Вытащила белоснежную рубашонку с кружевным воротничком. – Помнишь? Твоя! – Владас, улыбаясь, кивнул. Она мигом переодела Альгиса, пригладила его хохолок. – Ну, сделай ручкой, атя, атя!

Когда дверь за ними захлопнулась, Владас положил Окте руку на плечо:

– Пошла хвастать внуком. Она ведь и в хоре поет. Ни одна служба без нее не проходит. Хочешь, тоже пойдем?

– Ты что? – Нахмурилась Октя. – Знаешь, мне не нравится, что ты ребенка отпустил с ней в костел.

– Нельзя? – Строптиво усмехнулся Владас, но тут же стал уговаривать ее, – ну, пойдем, тебе будет интересно. Сегодня большой праздник. – Октя упрямо молчала. – Как хочешь, – пожал плечами Владас, – я пошел.

Всю неделю, проведенную в доме Эляны, Октя чувствовала себя – точно потерянная. С раннего утра Владас запрягался в работу по дому. Чинил подгнившие ступеньки, подправлял забор, косил сено. Эляна тоже вставала чуть свет, бесшумно хозяйничала на кухне, копалась в огороде. Но стоило лишь Альгису открыть глаза, как она уводила его в лес или на речку. Октя целыми днями томилась одна без дела. Пыталась было браться за какую-либо работу, но все валилось из рук, шло вкривь и вкось.
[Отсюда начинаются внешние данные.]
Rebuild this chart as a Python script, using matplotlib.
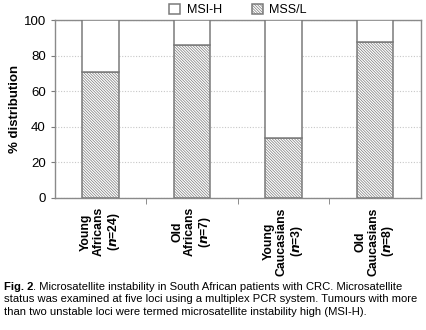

И Эляна, заметив это, сразу же выхватывала у нее лейку, тяпку или ведро. «Не надо. Отдыхай. Ты – гостья. Я люблю в своем доме сама хозяйничать». Владас ни во что не вмешивался. Работал до позднего вечера. Когда темнело, он заходил в дом, долго мылся, фыркал под душем. Ел, пристроившись на углу кухонного столика, и валился, как подкошенный. В воскресенье с утра пошли на кладбище. Долго петляли по аккуратным, посыпанным песком дорожкам мимо деревянных и каменных крестов. Наконец остановились. «Круопене Марите», – прочитала на плите блеклую облупившуюся надпись Октя. Нагнувшись к Владасу, тихо спросила:

– А где твой отец похоронен? Эляна, убиравшая могилу, резко выпрямилась:

– Это ты не у него спрашивай. Это ты у своих спроси. У русских.